ECLI:NL:RBDHA:2025:10922
Rechtbank Den Haag
- Eerste aanleg - enkelvoudig
- Rechtspraak.nl
Afwijzing aanvraag verblijfsvergunning voor arbeid als zelfstandige en mvv-vereiste in relatie tot Turks associatierecht
Deze uitspraak betreft de afwijzing van de aanvraag van eiseres om een verblijfsvergunning voor arbeid als zelfstandige. De minister van Asiel en Migratie heeft deze aanvraag afgewezen omdat eiseres niet in het bezit is van een machtiging tot voorlopig verblijf (mvv) en zij niet van dat vereiste kan worden vrijgesteld. Eiseres is het niet eens met deze afwijzing en heeft verschillende beroepsgronden aangevoerd. De rechtbank heeft de afwijzing beoordeeld en komt tot de conclusie dat deze in stand kan blijven. De rechtbank oordeelt dat het mvv-vereiste niet in strijd is met het Turks associatierecht en dat de minister eiseres in de bezwaarprocedure niet had hoeven horen. De rechtbank legt uit hoe zij tot dit oordeel is gekomen en welke gevolgen dit heeft voor de eiseres.
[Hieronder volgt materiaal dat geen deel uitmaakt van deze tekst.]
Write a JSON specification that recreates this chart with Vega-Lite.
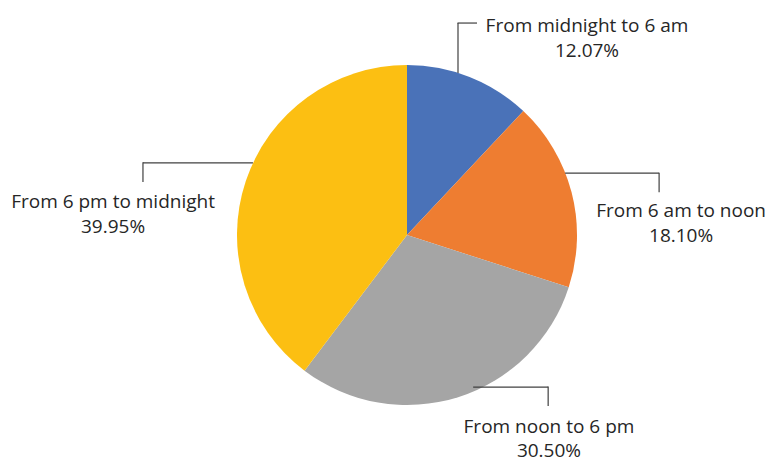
{
  "$schema": "https://vega.github.io/schema/vega-lite/v6.json",
  "autosize": {"type": "none"},
  "width": 724,
  "height": 458,
  "padding": {"left": 45, "top": 6, "right": 0, "bottom": 0},
  "background": "white",
  "config": {"view": {"stroke": null}},
  "data": {
    "values": [
      {"k": 1, "category": "From midnight to 6 am", "value": 12.07},
      {"k": 2, "category": "From 6 am to noon", "value": 18.10},
      {"k": 3, "category": "From noon to 6 pm", "value": 30.50},
      {"k": 4, "category": "From 6 pm to midnight", "value": 39.95}
    ]
  },
  "transform": [
    {"joinaggregate": [{"op": "sum", "field": "value", "as": "total"}]},
    {"window": [{"op": "sum", "field": "value", "as": "cum"}], "sort": [{"field": "k", "order": "ascending"}], "frame": [null, 0]},
    {"calculate": "(datum.cum - datum.value / 2) / datum.total * 2 * PI", "as": "mid"},
    {"calculate": "250 * sin(datum.mid)", "as": "lx"},
    {"calculate": "250 * cos(datum.mid)", "as": "ly"},
    {"calculate": "[datum.category, format(datum.value, '.2f') + '%']", "as": "label"}
  ],
  "layer": [
    {
      "mark": {"type": "arc", "outerRadius": 170, "stroke": null},
      "encoding": {
        "theta": {"field": "value", "type": "quantitative", "stack": true},
        "order": {"field": "k", "type": "quantitative", "sort": "ascending"},
        "color": {
          "field": "category",
          "type": "nominal",
          "legend": null,
          "scale": {
            "domain": ["From midnight to 6 am", "From 6 am to noon", "From noon to 6 pm", "From 6 pm to midnight"],
            "range": ["#4A72B8", "#EE7D31", "#A5A5A5", "#FCBF12"]
          }
        }
      }
    },
    {
      "transform": [{"filter": "datum.k == 1"}],
      "encoding": {
        "x": {"field": "lx", "type": "quantitative", "scale": {"domain": [-362, 362], "nice": false, "zero": false}, "axis": null},
        "y": {"field": "ly", "type": "quantitative", "scale": {"domain": [-229, 229], "nice": false, "zero": false}, "axis": null}
      },
      "layer": [
        {"mark": {"type": "rule", "color": "#404040", "strokeWidth": 1.2, "xOffset": -41, "x2Offset": -41, "yOffset": 20.5, "y2Offset": 70.5}, "encoding": {"x2": {"field": "lx"}, "y2": {"field": "ly"}}},
        {"mark": {"type": "rule", "color": "#404040", "strokeWidth": 1.2, "xOffset": -41.5, "x2Offset": -22, "yOffset": 20.5, "y2Offset": 20.5}, "encoding": {"x2": {"field": "lx"}, "y2": {"field": "ly"}}},
        {"mark": {"type": "text", "font": "Open Sans", "fontSize": 19, "color": "#262626", "align": "center", "baseline": "alphabetic", "lineHeight": 25, "dx": 88, "dy": 29.5}, "encoding": {"text": {"field": "label"}}}
      ]
    },
    {
      "transform": [{"filter": "datum.k == 2"}],
      "encoding": {
        "x": {"field": "lx", "type": "quantitative", "axis": null},
        "y": {"field": "ly", "type": "quantitative", "axis": null}
      },
      "layer": [
        {"mark": {"type": "rule", "color": "#404040", "strokeWidth": 1.2, "xOffset": -84, "x2Offset": 10, "yOffset": 0.5, "y2Offset": 0.5}, "encoding": {"x2": {"field": "lx"}, "y2": {"field": "ly"}}},
        {"mark": {"type": "rule", "color": "#404040", "strokeWidth": 1.2, "xOffset": 10, "x2Offset": 10, "yOffset": 0, "y2Offset": 19.5}, "encoding": {"x2": {"field": "lx"}, "y2": {"field": "ly"}}},
        {"mark": {"type": "text", "font": "Open Sans", "fontSize": 19, "color": "#262626", "align": "center", "baseline": "alphabetic", "lineHeight": 25, "dx": 32, "dy": 44.3}, "encoding": {"text": {"field": "label"}}}
      ]
    },
    {
      "transform": [{"filter": "datum.k == 3"}],
      "encoding": {
        "x": {"field": "lx", "type": "quantitative", "axis": null},
        "y": {"field": "ly", "type": "quantitative", "axis": null}
      },
      "layer": [
        {"mark": {"type": "rule", "color": "#404040", "strokeWidth": 1.2, "xOffset": -9, "x2Offset": 66, "yOffset": -86.4, "y2Offset": -86.4}, "encoding": {"x2": {"field": "lx"}, "y2": {"field": "ly"}}},
        {"mark": {"type": "rule", "color": "#404040", "strokeWidth": 1.2, "xOffset": 66, "x2Offset": 66, "yOffset": -87, "y2Offset": -67.4}, "encoding": {"x2": {"field": "lx"}, "y2": {"field": "ly"}}},
        {"mark": {"type": "text", "font": "Open Sans", "fontSize": 19, "color": "#262626", "align": "center", "baseline": "alphabetic", "lineHeight": 24, "dx": 66.8, "dy": -40.4}, "encoding": {"text": {"field": "label"}}}
      ]
    },
    {
      "transform": [{"filter": "datum.k == 4"}],
      "encoding": {
        "x": {"field": "lx", "type": "quantitative", "axis": null},
        "y": {"field": "ly", "type": "quantitative", "axis": null}
      },
      "layer": [
        {"mark": {"type": "rule", "color": "#404040", "strokeWidth": 1.2, "xOffset": -27, "x2Offset": 83, "yOffset": 7.4, "y2Offset": 7.4}, "encoding": {"x2": {"field": "lx"}, "y2": {"field": "ly"}}},
        {"mark": {"type": "rule", "color": "#404040", "strokeWidth": 1.2, "xOffset": -27, "x2Offset": -27, "yOffset": 6.8, "y2Offset": 26.4}, "encoding": {"x2": {"field": "lx"}, "y2": {"field": "ly"}}},
        {"mark": {"type": "text", "font": "Open Sans", "fontSize": 19, "color": "#262626", "align": "center", "baseline": "alphabetic", "lineHeight": 25, "dx": -56.9, "dy": 52.4}, "encoding": {"text": {"field": "label"}}}
      ]
    }
  ]
}
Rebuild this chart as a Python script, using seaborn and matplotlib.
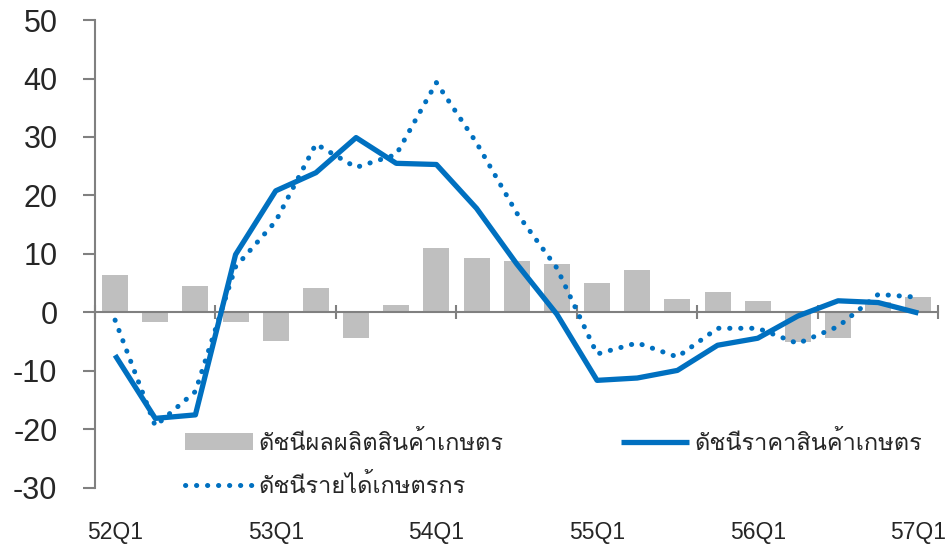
import numpy as np
import pandas as pd
import matplotlib
matplotlib.use("Agg")
import matplotlib.pyplot as plt
import seaborn as sns
from matplotlib import font_manager
from matplotlib.ft2font import FT2Font

quarters = ["52Q1", "52Q2", "52Q3", "52Q4", "53Q1", "53Q2", "53Q3", "53Q4",
            "54Q1", "54Q2", "54Q3", "54Q4", "55Q1", "55Q2", "55Q3", "55Q4",
            "56Q1", "56Q2", "56Q3", "56Q4", "57Q1"]
production = [6.4, -1.7, 4.6, -1.7, -4.8, 4.2, -4.3, 1.2, 11.1, 9.4, 8.8,
              8.3, 5.1, 7.3, 2.3, 3.5, 1.9, -5.1, -4.4, 1.8, 2.7]
price = [-7.3, -18.1, -17.5, 9.9, 20.8, 23.9, 29.9, 25.5, 25.3, 17.8, 8.3,
         -0.3, -11.6, -11.2, -9.9, -5.6, -4.4, -0.6, 2.0, 1.7, -0.1]
income = [-1.3, -19.4, -13.5, 7.8, 15.6, 28.8, 24.8, 27.0, 39.3, 29.0, 17.0,
          7.6, -7.1, -5.2, -7.6, -2.7, -2.7, -5.3, -2.4, 3.1, 2.6]
shown_labels = ["52Q1", "53Q1", "54Q1", "55Q1", "56Q1", "57Q1"]
name_prod = "ดัชนีผลผลิตสินค้าเกษตร"
name_price = "ดัชนีราคาสินค้าเกษตร"
name_income = "ดัชนีรายได้เกษตรกร"

sns.set_style("white")
plt.rcParams["axes.unicode_minus"] = False

# find a font with Thai glyphs
thai_family = None
for fe in font_manager.fontManager.ttflist:
    try:
        f = FT2Font(fe.fname)
        cm = f.get_charmap()
        if 0x0E14 in cm and 0x0E0A in cm:
            thai_family = fe.name
            break
    except Exception:
        pass
num_family = ["Liberation Sans", "DejaVu Sans"]
legend_family = ([thai_family] if thai_family else []) + ["DejaVu Sans"]
plt.rcParams["font.family"] = num_family

df = pd.DataFrame({"q": quarters, "i": np.arange(len(quarters)),
                   "prod": production, "price": price, "income": income})

fig = plt.figure(figsize=(9.49, 5.45), dpi=100)
ax = fig.add_axes([0.1001, 0.1046, 0.8888, 0.8587])

blue = "#0070C0"
gray_axis = "#808080"

sns.barplot(data=df, x="q", y="prod", order=quarters, color="#BFBFBF",
            width=0.65, errorbar=None, linewidth=0, saturation=1, ax=ax,
            label=name_prod, zorder=1)
sns.lineplot(data=df, x="i", y="price", color=blue, lw=3.8, ax=ax,
             label=name_price, zorder=3, solid_capstyle="butt")
sns.lineplot(data=df, x="i", y="income", color=blue, lw=3.6, ax=ax,
             label=name_income, zorder=3, linestyle=(0, (0.05, 2.15)),
             dash_capstyle="round")

ax.set_xlim(-0.5, len(quarters) - 0.5)
ax.set_ylim(-30, 50)
ax.set_yticks(np.arange(-30, 51, 10))
ax.set_xlabel("")
ax.set_ylabel("")

for s in ["top", "right", "bottom"]:
    ax.spines[s].set_visible(False)
ax.spines["left"].set_color(gray_axis)
ax.spines["left"].set_linewidth(1.5)
ax.tick_params(axis="y", direction="out", length=9, width=1.5,
               color=gray_axis, labelsize=22, pad=18, left=True)

pos = [quarters.index(l) for l in shown_labels]
ax.set_xticks(pos)
ax.set_xticklabels(shown_labels)
ax.tick_params(axis="x", length=0, labelsize=16.5, pad=24, bottom=True)

# zero axis with tick marks
sec = ax.secondary_xaxis(30 / 80)
sec.spines["bottom"].set_color(gray_axis)
sec.spines["bottom"].set_linewidth(1.5)
sec.set_xticks(np.arange(-0.5, len(quarters), 3))
sec.set_xticklabels([])
sec.tick_params(axis="x", direction="inout", length=10, width=1.5,
                color=gray_axis)
sec.set_zorder(1.5)

handles, labels = ax.get_legend_handles_labels()
hmap = dict(zip(labels, handles))
order = [name_prod, name_income, name_price]
leg = ax.legend([hmap[k] for k in order], order, ncol=2, loc="upper left",
                bbox_to_anchor=(0.107, 0.122), frameon=False, borderpad=0,
                borderaxespad=0, handlelength=2.85, handletextpad=0.25,
                columnspacing=5.0, labelspacing=0.8,
                prop={"family": legend_family, "size": 17})

fig.savefig("out.png", dpi=100)
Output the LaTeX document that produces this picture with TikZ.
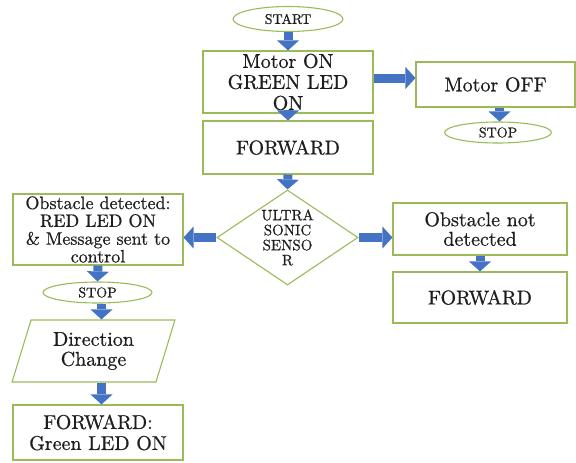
\documentclass[tikz,border=0pt]{standalone}
\usepackage{fontspec}
\newfontfamily\flowfont{lmroman10-regular.otf}[FakeBold=0.7]
\usetikzlibrary{shapes.geometric,arrows.meta}
\definecolor{boxgreen}{RGB}{155,187,89}
\definecolor{arrowblue}{RGB}{68,114,196}
\definecolor{inktext}{RGB}{30,30,30}
\begin{document}
\begin{tikzpicture}[x=1pt,y=-1pt,
	box/.style={rectangle, draw=boxgreen, line width=1.1pt, inner sep=0pt, align=center, text=inktext, font=\flowfont\fontsize{20}{21}\selectfont},
	terminal/.style={ellipse, draw=boxgreen, line width=1.1pt, inner sep=0pt, text=inktext, font=\flowfont\fontsize{14}{16}\selectfont},
	decision/.style={diamond, aspect=1.48, draw=boxgreen, line width=1.1pt, inner sep=0pt, align=center, text=inktext, font=\flowfont\fontsize{15}{15}\selectfont},
	inout/.style={trapezium, trapezium left angle=72, trapezium right angle=108, trapezium stretches=true, draw=boxgreen, line width=1.1pt, inner sep=0pt, align=center, text=inktext, font=\flowfont\fontsize{20}{20}\selectfont},
	flow/.style={draw=arrowblue, line width=9pt, -{Triangle[width=22pt,length=10pt,line width=0pt]}}]
	\useasboundingbox (0,0) rectangle (576,463);
	
	% main column
	\node[terminal, minimum width=110, minimum height=25] (start) at (288,19) {START};
	\node[box, minimum width=170, minimum height=62] (motoron) at (288,82) {Motor ON\\GREEN LED\\ON};
	\node[box, minimum width=170, minimum height=53] (fwd) at (288,147.5) {FORWARD};
	\node[decision, minimum width=141, minimum height=95] (sensor) at (287.5,237.5) {ULTRA\\SONIC\\SENSO\\R};
	
	% motor off branch
	\node[box, minimum width=159, minimum height=45] (motoroff) at (495.5,84.5) {Motor OFF};
	\node[terminal, minimum width=107, minimum height=21] (stopright) at (498,132.5) {STOP};
	
	% obstacle branch
	\node[box, minimum width=170, minimum height=71, font=\flowfont\fontsize{18}{17.8}\selectfont] (obstacle) at (98,229.5) {Obstacle detected:\\RED LED ON\\\& Message sent to\\control};
	\node[terminal, minimum width=109, minimum height=21] (stopleft) at (97.5,292.5) {STOP};
	\node[inout, minimum width=163, minimum height=62] (dirchange) at (93.5,351) {Direction\\Change};
	\node[box, minimum width=170, minimum height=55] (fwdgreen) at (98,432.5) {FORWARD:\\Green LED ON};
	
	% no obstacle branch
	\node[box, minimum width=174, minimum height=52, font=\flowfont\fontsize{20}{19.5}\selectfont] (noobstacle) at (480,229) {Obstacle not\\detected};
	\node[box, minimum width=174, minimum height=51] (fwdright) at (480,297.5) {FORWARD};
	
	\draw[flow] (start.south) -- (motoron.north);
	\draw[flow] (motoron.south) -- (fwd.north);
	\draw[flow] (fwd.south) -- (sensor.north);
	\draw[flow] ([yshift=4pt]motoron.east) -- ([yshift=4pt]motoron.east -| motoroff.west);
	\draw[flow] ([xshift=4pt]motoroff.south) -- ([xshift=4pt]motoroff.south |- stopright.north);
	\draw[flow] (sensor.west) -- (sensor.west -| obstacle.east);
	\draw[flow] (sensor.east) -- (sensor.east -| noobstacle.west);
	\draw[flow] (noobstacle.south) -- (fwdright.north);
	\draw[flow] (obstacle.south) -- (stopleft.north);
	\draw[flow] ([xshift=4pt]stopleft.south) -- ([xshift=4pt]stopleft.south |- dirchange.north);
	\draw[flow] ([xshift=4pt]stopleft.south |- dirchange.south) -- ([xshift=4pt]stopleft.south |- fwdgreen.north);
\end{tikzpicture}
\end{document}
In het procesverloop heeft de minister de aanvraag van eiseres op 19 september 2024 afgewezen. Eiseres heeft beroep ingesteld tegen het bestreden besluit van 19 december 2024, waarin de minister bij de afwijzing is gebleven. De rechtbank heeft partijen laten weten dat een zitting niet nodig is en heeft het onderzoek gesloten zonder behandeling op een zitting.
De rechtbank heeft in eerdere uitspraken geoordeeld dat het mvv-vereiste niet in strijd is met het Turks associatierecht. Eiseres heeft aangevoerd dat de invoering van het mvv-vereiste geen wettelijke basis heeft en dat er geen dwingende reden van algemeen belang is. De rechtbank heeft deze argumenten verworpen en geconcludeerd dat de minister terecht heeft afgezien van het horen van eiseres in de bezwaarprocedure. De rechtbank verklaart het beroep ongegrond, wat betekent dat de afwijzing van de aanvraag om een verblijfsvergunning in stand blijft en de minister geen proceskosten hoeft te vergoeden.